Overall, the more favorable US economic outlook relative to other major economies suggests the fundamental USD uptrend is intact. The focus today is on the US November ISM manufacturing print (3:00pm London). Headline is projected to recover to 47.6 vs. 46.5 in October. The regional Fed ISM manufacturing prints point to upside risk. Of note, the US S&P Global manufacturing PMI increased to a 4-month high at 48.8 from 48.5 in October. Fed speakers today include: Fed Governor Christopher Waller (8:15pm London) and New York Fed President John Williams (9:30pm London).
EUR/USD is down on French political uncertainty. French nationalist leader Marine Le Pen gave Prime Minister Barnier until today to make more concessions to the budget bill. Le Pen vowed to bring down the government in a no-confidence motion if her budget demands are not met. However, on Sunday, Finance Minister Antoine Armand pointed out “the French government doesn’t take ultimatums…We won’t be blackmailed.” Encouragingly, the higher risk premium on French bonds yields is not spreading to the rest of the eurozone. The 10-year yield premium for Italy, Spain, and Portugal over safer German peers are contained near recent lows.

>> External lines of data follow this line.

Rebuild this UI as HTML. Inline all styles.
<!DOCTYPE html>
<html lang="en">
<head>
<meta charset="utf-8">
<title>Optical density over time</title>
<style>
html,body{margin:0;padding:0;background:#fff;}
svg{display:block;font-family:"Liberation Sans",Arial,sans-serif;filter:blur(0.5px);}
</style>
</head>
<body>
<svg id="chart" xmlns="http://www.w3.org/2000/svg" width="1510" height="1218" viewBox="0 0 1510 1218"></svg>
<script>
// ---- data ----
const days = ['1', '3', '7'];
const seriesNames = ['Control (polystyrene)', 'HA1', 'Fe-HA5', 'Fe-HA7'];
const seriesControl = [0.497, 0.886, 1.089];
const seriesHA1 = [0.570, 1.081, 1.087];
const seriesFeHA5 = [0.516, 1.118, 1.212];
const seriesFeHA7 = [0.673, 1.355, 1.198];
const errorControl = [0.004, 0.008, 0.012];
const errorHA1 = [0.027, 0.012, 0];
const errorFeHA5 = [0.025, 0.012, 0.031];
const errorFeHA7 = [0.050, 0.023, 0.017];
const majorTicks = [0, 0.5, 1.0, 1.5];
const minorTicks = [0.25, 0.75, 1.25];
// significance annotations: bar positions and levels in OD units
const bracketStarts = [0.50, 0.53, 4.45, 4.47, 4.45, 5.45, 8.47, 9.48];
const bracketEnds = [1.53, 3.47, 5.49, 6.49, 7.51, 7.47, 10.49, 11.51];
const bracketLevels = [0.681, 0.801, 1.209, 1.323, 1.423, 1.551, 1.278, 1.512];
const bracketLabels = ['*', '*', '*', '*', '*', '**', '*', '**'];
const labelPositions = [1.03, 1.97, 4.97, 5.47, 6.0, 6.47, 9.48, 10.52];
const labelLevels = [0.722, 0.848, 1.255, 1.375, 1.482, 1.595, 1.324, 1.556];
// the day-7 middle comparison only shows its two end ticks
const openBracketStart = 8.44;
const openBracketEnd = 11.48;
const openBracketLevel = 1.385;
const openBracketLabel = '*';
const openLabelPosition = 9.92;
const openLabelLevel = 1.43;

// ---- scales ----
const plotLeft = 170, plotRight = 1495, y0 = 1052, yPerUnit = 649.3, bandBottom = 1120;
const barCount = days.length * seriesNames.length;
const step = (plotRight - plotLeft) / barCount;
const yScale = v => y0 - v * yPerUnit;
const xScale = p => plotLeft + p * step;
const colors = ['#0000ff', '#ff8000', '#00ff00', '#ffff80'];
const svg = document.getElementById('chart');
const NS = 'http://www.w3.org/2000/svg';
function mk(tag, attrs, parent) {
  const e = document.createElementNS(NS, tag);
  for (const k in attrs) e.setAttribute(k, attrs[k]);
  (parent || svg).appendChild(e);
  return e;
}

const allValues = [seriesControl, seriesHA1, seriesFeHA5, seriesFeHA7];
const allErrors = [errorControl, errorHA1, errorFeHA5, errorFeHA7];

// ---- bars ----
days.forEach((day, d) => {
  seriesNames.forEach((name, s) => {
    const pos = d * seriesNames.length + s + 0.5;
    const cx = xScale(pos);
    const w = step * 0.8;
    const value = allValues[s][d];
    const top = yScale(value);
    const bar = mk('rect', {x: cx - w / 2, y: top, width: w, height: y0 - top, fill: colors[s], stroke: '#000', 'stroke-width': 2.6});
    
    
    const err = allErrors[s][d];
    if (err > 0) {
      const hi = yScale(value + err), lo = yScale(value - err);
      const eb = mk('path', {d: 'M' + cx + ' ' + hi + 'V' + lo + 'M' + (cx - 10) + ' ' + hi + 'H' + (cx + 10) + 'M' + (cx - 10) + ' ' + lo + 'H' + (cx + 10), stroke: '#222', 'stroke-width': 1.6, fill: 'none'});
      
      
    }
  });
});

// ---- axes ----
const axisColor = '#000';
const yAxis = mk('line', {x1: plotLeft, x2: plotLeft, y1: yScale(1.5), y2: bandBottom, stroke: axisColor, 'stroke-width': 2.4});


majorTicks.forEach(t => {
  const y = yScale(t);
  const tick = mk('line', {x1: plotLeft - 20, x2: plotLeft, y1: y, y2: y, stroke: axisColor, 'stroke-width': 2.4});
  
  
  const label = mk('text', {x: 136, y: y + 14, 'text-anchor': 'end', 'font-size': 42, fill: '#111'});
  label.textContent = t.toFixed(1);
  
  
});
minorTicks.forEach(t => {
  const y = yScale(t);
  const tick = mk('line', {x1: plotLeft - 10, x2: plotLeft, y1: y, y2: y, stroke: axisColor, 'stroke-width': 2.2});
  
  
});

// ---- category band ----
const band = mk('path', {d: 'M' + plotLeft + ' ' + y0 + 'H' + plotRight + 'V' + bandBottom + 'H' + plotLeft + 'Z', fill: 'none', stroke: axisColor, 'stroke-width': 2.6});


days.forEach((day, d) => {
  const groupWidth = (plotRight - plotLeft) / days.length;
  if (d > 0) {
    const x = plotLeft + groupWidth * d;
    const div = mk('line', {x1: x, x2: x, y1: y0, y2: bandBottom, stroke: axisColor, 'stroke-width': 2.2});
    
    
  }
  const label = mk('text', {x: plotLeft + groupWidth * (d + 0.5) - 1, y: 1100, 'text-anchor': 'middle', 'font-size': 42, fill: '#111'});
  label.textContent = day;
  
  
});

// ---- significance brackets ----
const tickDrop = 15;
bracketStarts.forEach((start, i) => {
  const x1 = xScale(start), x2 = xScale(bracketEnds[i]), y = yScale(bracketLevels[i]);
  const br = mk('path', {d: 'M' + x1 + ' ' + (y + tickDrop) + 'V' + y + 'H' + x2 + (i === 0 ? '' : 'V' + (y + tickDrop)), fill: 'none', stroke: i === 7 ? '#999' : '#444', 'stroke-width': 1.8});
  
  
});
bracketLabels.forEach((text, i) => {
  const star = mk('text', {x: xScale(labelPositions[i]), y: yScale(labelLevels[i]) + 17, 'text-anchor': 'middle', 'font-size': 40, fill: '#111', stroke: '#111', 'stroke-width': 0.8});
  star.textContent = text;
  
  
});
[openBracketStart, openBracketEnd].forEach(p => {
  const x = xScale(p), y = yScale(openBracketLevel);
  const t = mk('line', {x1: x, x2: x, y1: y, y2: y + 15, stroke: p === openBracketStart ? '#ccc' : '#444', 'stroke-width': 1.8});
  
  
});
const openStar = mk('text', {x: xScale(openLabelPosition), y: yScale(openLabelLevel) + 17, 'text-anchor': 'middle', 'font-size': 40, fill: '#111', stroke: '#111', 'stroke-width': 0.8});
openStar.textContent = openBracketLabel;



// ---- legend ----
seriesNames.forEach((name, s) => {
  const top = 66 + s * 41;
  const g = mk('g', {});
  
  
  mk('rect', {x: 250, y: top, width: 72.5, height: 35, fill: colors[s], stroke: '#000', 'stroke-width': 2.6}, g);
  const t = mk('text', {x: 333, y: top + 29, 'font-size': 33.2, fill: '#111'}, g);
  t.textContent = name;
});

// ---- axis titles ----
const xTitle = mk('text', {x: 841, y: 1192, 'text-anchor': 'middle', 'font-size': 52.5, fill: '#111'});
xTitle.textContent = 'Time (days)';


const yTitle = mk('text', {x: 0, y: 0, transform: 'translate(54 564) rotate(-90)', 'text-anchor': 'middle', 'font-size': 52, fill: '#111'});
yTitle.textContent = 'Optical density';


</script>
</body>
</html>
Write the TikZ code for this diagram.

EUR/GBP is breaking lower under 0.8300. The UK housing market recovery argues for a cautious Bank of England easing cycle. UK nationwide house prices growth overshot expectations rising 1.2% m/m in November (consensus: 0.2%) vs. 0.1% in October. This was the biggest monthly increase since March 2022. On a year-over-year basis, house prices are up 3.7% vs. 2.4% in October which is the highest since November 2022.
USD/CNH surged to a multi-month high above 7.2800 on Trump’s tariff threat and sluggish Chinese economic activity. In November, China’s composite PMI was unchanged at 50.8 for a second consecutive month, the manufacturing PMI increased 0.1pts to a seven-month high at 50.3 (consensus: 50.2), and the non-manufacturing PMI unexpectedly dropped 0.2pts to 50.0 (consensus: 50.3). Private sector factory growth traction was better than expected as the Caixin manufacturing PMI rose to a five-month high at 51.5 (consensus: 50.6) vs. 50.3 in October. Nevertheless, it’s hard to get excited about what is likely to be a short-term pickup in the economy following the unimpressive stimulus measures announced so far.
USD/JPY is consolidating around 150.00. Last Friday’s comments by Bank of Japan (BOJ) Governor Ueda suggests the bank could resume normalizing the policy rate at its December 19 meeting. Ueda said that the timing of the next rate hike is “approaching in the sense that economic data are on track to meet our forecasts.” Ueda also noted that “we will adjust the degree of monetary easing at the appropriate time if we become confident or certain that the economy will move as forecasted by our economic and price outlook – particularly that the underlying inflation rises toward 2 per cent in the second half of the period of the outlook (fiscal 2024 to 2026).” Japan core CPI (ex-fresh food & energy) inflation has been sticky just above 2% for several months now implying the likelihood the BOJ raises rates in December is high. Markets continue to price-in 60% odds of a hike this month.
AUD/USD is trading heavy near 0.6500 on broad USD strength. Australia retail sales improved more than anticipated in October. Nominal retail sales increased 0.6% m/m (consensus: 0.4%) vs. 0.1% in September. According to the Australian Bureau of Statistics “the stronger than usual October month saw some retailers enticing buyers to spend early with discounting, particularly on discretionary items.” Households remain budget conscious which should keep consumer spending growth subdued. Regardless, the RBA is in no rush to start easing. Last week Governor Michele Bullock stressed that “underlying inflation is still too high to be considering lowering the cash rate target in the near term.” RBA cash rate futures continue to imply a first full 25bps rate cut to 4.10% in May.